Two years after the start of the NT intervention. Time to get it right.

Australian Human Rights Commission

Let’s not wait another two years to get it right

Sunday, 21 June 2009

Open and genuine consultation driven by a desire for trusting, long-term relationships with Aboriginal people must be central to federal government consultations in the 73 prescribed communities affected by the Northern Territory Emergency Response (NTER), Aboriginal and Torres Strait Islander Social Justice Commissioner Tom Calma said today, two years after the intervention was announced.

Commissioner Calma repeated his praise for the government’s moves to introduce legislation later this year to reinstate the Racial Discrimination Act (RDA) in the affected communities but cautioned that any attempts to make compulsory income or alcohol management strategies special measures must be completely understood by the affected communities and must be demonstrably supported by them.

“We know that a consultation process was entirely absent in the introduction of NTER measures and that community views were not considered in the design or delivery of these measures,” Commissioner Calma said.

“Let’s not wait another two years to get it right.

“We know that some of the measures may have had beneficial outcomes to some extent, but we can’t allow such outcomes to be delivered through racially prejudiced means.

“Once we create and allow laws that treat people differently on the basis of their race, it’s a slippery slope downwards to an Australia where the ‘fair go’ no longer counts.”

Commissioner Calma welcomed the appointment of Brian Gleeson to the newly-created position of Coordinator-General for Remote Indigenous Services and said he hoped Mr Gleeson could play a role in ensuring the NTER measures could move safely to a sustainable phase in the communities.

He said the Australian Human Rights Commission was finalising guidelines to assist governments in understanding and fulfilling their obligations concerning special measures under the Racial Discrimination Act.

“Child protection and preventing family violence must remain a top priority, however some of the existing NTER measures actually work against this,” Mr Calma said. “The measures make it impossible for mothers, for example, who receive welfare payments to have any decision about their income support reviewed by anyone other than Centrelink – they can’t go to the Social Security Appeals Tribunal for merits review like other Australians,” he said.

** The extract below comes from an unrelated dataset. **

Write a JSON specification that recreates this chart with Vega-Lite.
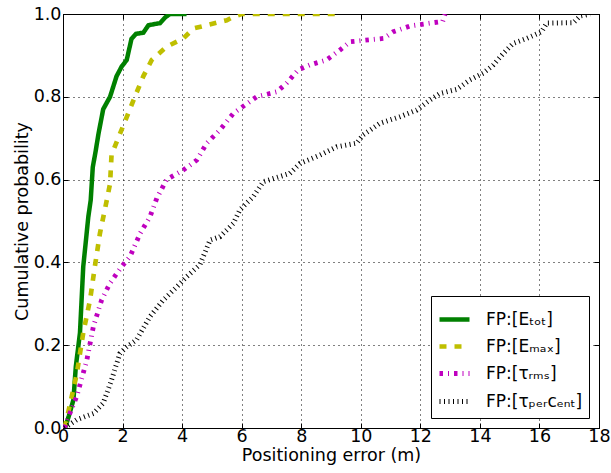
{
  "$schema": "https://vega.github.io/schema/vega-lite/v6.json",
  "autosize": {"type": "none"},
  "padding": {"left": 63, "top": 14, "right": 12, "bottom": 45},
  "width": 536,
  "height": 414,
  "background": "white",
  "config": {
    "font": "DejaVu Sans",
    "view": {"stroke": "black", "strokeWidth": 1},
    "axis": {
      "labelFont": "DejaVu Sans", "titleFont": "DejaVu Sans",
      "labelFontSize": 17.5, "titleFontSize": 17.5, "titleFontWeight": "normal",
      "labelColor": "black", "titleColor": "black",
      "tickColor": "black", "domainColor": "black", "tickSize": -5, "tickWidth": 1,
      "gridColor": "black", "gridDash": [1, 4], "gridOpacity": 1, "gridWidth": 1
    },
    "legend": {
      "orient": "bottom-right", "offset": 10,
      "strokeColor": "black", "fillColor": "white", "padding": 6,
      "labelFont": "DejaVu Sans", "labelFontSize": 17, "labelColor": "black",
      "symbolSize": 900, "symbolType": "stroke", "rowPadding": 0, "labelOffset": 14,
      "cornerRadius": 0
    }
  },
  "resolve": {"axis": {"x": "independent", "y": "independent"}},
  "data": {"values": [
    {"s": "FP:[Eₜₒₜ]", "x": 0.07, "y": 0},
    {"s": "FP:[Eₜₒₜ]", "x": 0.2, "y": 0.03},
    {"s": "FP:[Eₜₒₜ]", "x": 0.35, "y": 0.068},
    {"s": "FP:[Eₜₒₜ]", "x": 0.43, "y": 0.148},
    {"s": "FP:[Eₜₒₜ]", "x": 0.57, "y": 0.23},
    {"s": "FP:[Eₜₒₜ]", "x": 0.68, "y": 0.39},
    {"s": "FP:[Eₜₒₜ]", "x": 0.78, "y": 0.46},
    {"s": "FP:[Eₜₒₜ]", "x": 0.85, "y": 0.51},
    {"s": "FP:[Eₜₒₜ]", "x": 0.93, "y": 0.55},
    {"s": "FP:[Eₜₒₜ]", "x": 1.0, "y": 0.63},
    {"s": "FP:[Eₜₒₜ]", "x": 1.1, "y": 0.67},
    {"s": "FP:[Eₜₒₜ]", "x": 1.19, "y": 0.71},
    {"s": "FP:[Eₜₒₜ]", "x": 1.35, "y": 0.77},
    {"s": "FP:[Eₜₒₜ]", "x": 1.58, "y": 0.80},
    {"s": "FP:[Eₜₒₜ]", "x": 1.8, "y": 0.85},
    {"s": "FP:[Eₜₒₜ]", "x": 1.97, "y": 0.873},
    {"s": "FP:[Eₜₒₜ]", "x": 2.14, "y": 0.889},
    {"s": "FP:[Eₜₒₜ]", "x": 2.3, "y": 0.94},
    {"s": "FP:[Eₜₒₜ]", "x": 2.45, "y": 0.952},
    {"s": "FP:[Eₜₒₜ]", "x": 2.7, "y": 0.955},
    {"s": "FP:[Eₜₒₜ]", "x": 2.87, "y": 0.973},
    {"s": "FP:[Eₜₒₜ]", "x": 3.26, "y": 0.978},
    {"s": "FP:[Eₜₒₜ]", "x": 3.45, "y": 0.993},
    {"s": "FP:[Eₜₒₜ]", "x": 3.6, "y": 1.0},
    {"s": "FP:[Eₜₒₜ]", "x": 4.15, "y": 1.0},
    {"s": "FP:[Eₘₐₓ]", "x": 0.05, "y": 0},
    {"s": "FP:[Eₘₐₓ]", "x": 0.12, "y": 0.02},
    {"s": "FP:[Eₘₐₓ]", "x": 0.46, "y": 0.13},
    {"s": "FP:[Eₘₐₓ]", "x": 0.68, "y": 0.23},
    {"s": "FP:[Eₘₐₓ]", "x": 0.91, "y": 0.31},
    {"s": "FP:[Eₘₐₓ]", "x": 1.07, "y": 0.39},
    {"s": "FP:[Eₘₐₓ]", "x": 1.24, "y": 0.47},
    {"s": "FP:[Eₘₐₓ]", "x": 1.47, "y": 0.55},
    {"s": "FP:[Eₘₐₓ]", "x": 1.58, "y": 0.59},
    {"s": "FP:[Eₘₐₓ]", "x": 1.63, "y": 0.66},
    {"s": "FP:[Eₘₐₓ]", "x": 1.91, "y": 0.71},
    {"s": "FP:[Eₘₐₓ]", "x": 2.19, "y": 0.76},
    {"s": "FP:[Eₘₐₓ]", "x": 2.47, "y": 0.81},
    {"s": "FP:[Eₘₐₓ]", "x": 2.70, "y": 0.85},
    {"s": "FP:[Eₘₐₓ]", "x": 2.98, "y": 0.889},
    {"s": "FP:[Eₘₐₓ]", "x": 3.48, "y": 0.921},
    {"s": "FP:[Eₘₐₓ]", "x": 4.04, "y": 0.941},
    {"s": "FP:[Eₘₐₓ]", "x": 4.38, "y": 0.965},
    {"s": "FP:[Eₘₐₓ]", "x": 4.83, "y": 0.973},
    {"s": "FP:[Eₘₐₓ]", "x": 5.5, "y": 0.985},
    {"s": "FP:[Eₘₐₓ]", "x": 5.72, "y": 0.993},
    {"s": "FP:[Eₘₐₓ]", "x": 6.0, "y": 1.0},
    {"s": "FP:[Eₘₐₓ]", "x": 9.3, "y": 1.0},
    {"s": "FP:[τᵣₘₛ]", "x": 0.05, "y": 0},
    {"s": "FP:[τᵣₘₛ]", "x": 0.2, "y": 0.03},
    {"s": "FP:[τᵣₘₛ]", "x": 0.46, "y": 0.076},
    {"s": "FP:[τᵣₘₛ]", "x": 0.8, "y": 0.164},
    {"s": "FP:[τᵣₘₛ]", "x": 1.02, "y": 0.245},
    {"s": "FP:[τᵣₘₛ]", "x": 1.3, "y": 0.31},
    {"s": "FP:[τᵣₘₛ]", "x": 1.58, "y": 0.35},
    {"s": "FP:[τᵣₘₛ]", "x": 1.97, "y": 0.39},
    {"s": "FP:[τᵣₘₛ]", "x": 2.25, "y": 0.414},
    {"s": "FP:[τᵣₘₛ]", "x": 2.59, "y": 0.47},
    {"s": "FP:[τᵣₘₛ]", "x": 2.92, "y": 0.51},
    {"s": "FP:[τᵣₘₛ]", "x": 3.15, "y": 0.555},
    {"s": "FP:[τᵣₘₛ]", "x": 3.48, "y": 0.60},
    {"s": "FP:[τᵣₘₛ]", "x": 4.04, "y": 0.623},
    {"s": "FP:[τᵣₘₛ]", "x": 4.49, "y": 0.647},
    {"s": "FP:[τᵣₘₛ]", "x": 4.83, "y": 0.688},
    {"s": "FP:[τᵣₘₛ]", "x": 5.27, "y": 0.72},
    {"s": "FP:[τᵣₘₛ]", "x": 5.72, "y": 0.76},
    {"s": "FP:[τᵣₘₛ]", "x": 6.5, "y": 0.80},
    {"s": "FP:[τᵣₘₛ]", "x": 7.18, "y": 0.812},
    {"s": "FP:[τᵣₘₛ]", "x": 7.51, "y": 0.833},
    {"s": "FP:[τᵣₘₛ]", "x": 7.9, "y": 0.865},
    {"s": "FP:[τᵣₘₛ]", "x": 8.29, "y": 0.877},
    {"s": "FP:[τᵣₘₛ]", "x": 8.85, "y": 0.889},
    {"s": "FP:[τᵣₘₛ]", "x": 9.3, "y": 0.913},
    {"s": "FP:[τᵣₘₛ]", "x": 9.64, "y": 0.933},
    {"s": "FP:[τᵣₘₛ]", "x": 10.76, "y": 0.941},
    {"s": "FP:[τᵣₘₛ]", "x": 11.09, "y": 0.957},
    {"s": "FP:[τᵣₘₛ]", "x": 11.65, "y": 0.971},
    {"s": "FP:[τᵣₘₛ]", "x": 12.43, "y": 0.979},
    {"s": "FP:[τᵣₘₛ]", "x": 12.75, "y": 0.982},
    {"s": "FP:[τᵣₘₛ]", "x": 12.83, "y": 1.0},
    {"s": "FP:[τₚₑᵣcₑₙₜ]", "x": 0.05, "y": 0},
    {"s": "FP:[τₚₑᵣcₑₙₜ]", "x": 0.46, "y": 0.02},
    {"s": "FP:[τₚₑᵣcₑₙₜ]", "x": 1.02, "y": 0.035},
    {"s": "FP:[τₚₑᵣcₑₙₜ]", "x": 1.35, "y": 0.06},
    {"s": "FP:[τₚₑᵣcₑₙₜ]", "x": 1.63, "y": 0.116},
    {"s": "FP:[τₚₑᵣcₑₙₜ]", "x": 1.91, "y": 0.18},
    {"s": "FP:[τₚₑᵣcₑₙₜ]", "x": 2.14, "y": 0.196},
    {"s": "FP:[τₚₑᵣcₑₙₜ]", "x": 2.47, "y": 0.213},
    {"s": "FP:[τₚₑᵣcₑₙₜ]", "x": 2.92, "y": 0.269},
    {"s": "FP:[τₚₑᵣcₑₙₜ]", "x": 3.37, "y": 0.309},
    {"s": "FP:[τₚₑᵣcₑₙₜ]", "x": 3.82, "y": 0.341},
    {"s": "FP:[τₚₑᵣcₑₙₜ]", "x": 4.15, "y": 0.365},
    {"s": "FP:[τₚₑᵣcₑₙₜ]", "x": 4.6, "y": 0.395},
    {"s": "FP:[τₚₑᵣcₑₙₜ]", "x": 4.94, "y": 0.454},
    {"s": "FP:[τₚₑᵣcₑₙₜ]", "x": 5.27, "y": 0.462},
    {"s": "FP:[τₚₑᵣcₑₙₜ]", "x": 5.72, "y": 0.494},
    {"s": "FP:[τₚₑᵣcₑₙₜ]", "x": 5.94, "y": 0.527},
    {"s": "FP:[τₚₑᵣcₑₙₜ]", "x": 6.39, "y": 0.559},
    {"s": "FP:[τₚₑᵣcₑₙₜ]", "x": 6.73, "y": 0.595},
    {"s": "FP:[τₚₑᵣcₑₙₜ]", "x": 7.62, "y": 0.615},
    {"s": "FP:[τₚₑᵣcₑₙₜ]", "x": 7.96, "y": 0.639},
    {"s": "FP:[τₚₑᵣcₑₙₜ]", "x": 8.63, "y": 0.659},
    {"s": "FP:[τₚₑᵣcₑₙₜ]", "x": 9.19, "y": 0.679},
    {"s": "FP:[τₚₑᵣcₑₙₜ]", "x": 9.86, "y": 0.688},
    {"s": "FP:[τₚₑᵣcₑₙₜ]", "x": 10.08, "y": 0.708},
    {"s": "FP:[τₚₑᵣcₑₙₜ]", "x": 10.64, "y": 0.736},
    {"s": "FP:[τₚₑᵣcₑₙₜ]", "x": 11.32, "y": 0.752},
    {"s": "FP:[τₚₑᵣcₑₙₜ]", "x": 11.88, "y": 0.768},
    {"s": "FP:[τₚₑᵣcₑₙₜ]", "x": 12.32, "y": 0.792},
    {"s": "FP:[τₚₑᵣcₑₙₜ]", "x": 12.66, "y": 0.808},
    {"s": "FP:[τₚₑᵣcₑₙₜ]", "x": 13.22, "y": 0.818},
    {"s": "FP:[τₚₑᵣcₑₙₜ]", "x": 13.67, "y": 0.841},
    {"s": "FP:[τₚₑᵣcₑₙₜ]", "x": 14.11, "y": 0.857},
    {"s": "FP:[τₚₑᵣcₑₙₜ]", "x": 14.45, "y": 0.877},
    {"s": "FP:[τₚₑᵣcₑₙₜ]", "x": 14.79, "y": 0.905},
    {"s": "FP:[τₚₑᵣcₑₙₜ]", "x": 15.12, "y": 0.929},
    {"s": "FP:[τₚₑᵣcₑₙₜ]", "x": 15.57, "y": 0.941},
    {"s": "FP:[τₚₑᵣcₑₙₜ]", "x": 16.07, "y": 0.957},
    {"s": "FP:[τₚₑᵣcₑₙₜ]", "x": 16.24, "y": 0.978},
    {"s": "FP:[τₚₑᵣcₑₙₜ]", "x": 17.14, "y": 0.979},
    {"s": "FP:[τₚₑᵣcₑₙₜ]", "x": 17.36, "y": 0.995},
    {"s": "FP:[τₚₑᵣcₑₙₜ]", "x": 17.7, "y": 1.0}
  ]},
  "layer": [
    {
      "mark": {"type": "line", "strokeCap": "butt", "clip": true},
      "encoding": {
        "x": {"field": "x", "type": "quantitative", "scale": {"domain": [0, 18], "nice": false, "zero": false},
              "axis": {"orient": "bottom", "title": "Positioning error (m)", "values": [0,2,4,6,8,10,12,14,16,18], "grid": true, "labelPadding": 4, "titlePadding": 2, "labelFlush": false}},
        "y": {"field": "y", "type": "quantitative", "scale": {"domain": [0, 1], "nice": false},
              "axis": {"orient": "left", "title": "Cumulative probability", "values": [0,0.2,0.4,0.6,0.8,1.0], "format": ".1f", "grid": true, "labelPadding": 7, "titlePadding": 2, "labelFlush": false}},
        "color": {"field": "s", "type": "nominal", "title": null,
                  "scale": {"domain": ["FP:[Eₜₒₜ]", "FP:[Eₘₐₓ]", "FP:[τᵣₘₛ]", "FP:[τₚₑᵣcₑₙₜ]"], "range": ["#008000", "#bfbf00", "#bf00bf", "#000000"]}},
        "strokeDash": {"field": "s", "type": "nominal", "title": null,
                  "scale": {"domain": ["FP:[Eₜₒₜ]", "FP:[Eₘₐₓ]", "FP:[τᵣₘₛ]", "FP:[τₚₑᵣcₑₙₜ]"], "range": [[1, 0], [7, 8], [3.5, 5, 1, 5], [1, 3.5]]}},
        "strokeWidth": {"field": "s", "type": "nominal", "title": null,
                  "scale": {"domain": ["FP:[Eₜₒₜ]", "FP:[Eₘₐₓ]", "FP:[τᵣₘₛ]", "FP:[τₚₑᵣcₑₙₜ]"], "range": [4.5, 5, 4, 3]}}
      }
    },
    {
      "mark": {"type": "line", "opacity": 0},
      "encoding": {
        "x": {"field": "x", "type": "quantitative", "scale": {"domain": [0, 18], "nice": false, "zero": false},
              "axis": {"orient": "top", "title": null, "labels": false, "grid": false, "domain": false, "values": [0,2,4,6,8,10,12,14,16,18]}},
        "y": {"field": "y", "type": "quantitative", "scale": {"domain": [0, 1], "nice": false},
              "axis": {"orient": "right", "title": null, "labels": false, "grid": false, "domain": false, "values": [0,0.2,0.4,0.6,0.8,1.0]}},
        "detail": {"field": "s"}
      }
    }
  ]
}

“We’ve also known for two years now that quarantining of all welfare payments has created hardship for many safe and healthy families who have been forced at great expense and inconvenience to travel long distances to use a Basics card.”

Commissioner Calma said comprehensive consultations take time and resources and must involve Aboriginal and Torres Strait Islander people at the outset.

“And perhaps most importantly of all, Aboriginal and Torres Strait Islander communities are immensely diverse. The consultations must take into account that understandings gained from one community are not necessarily the same for another.”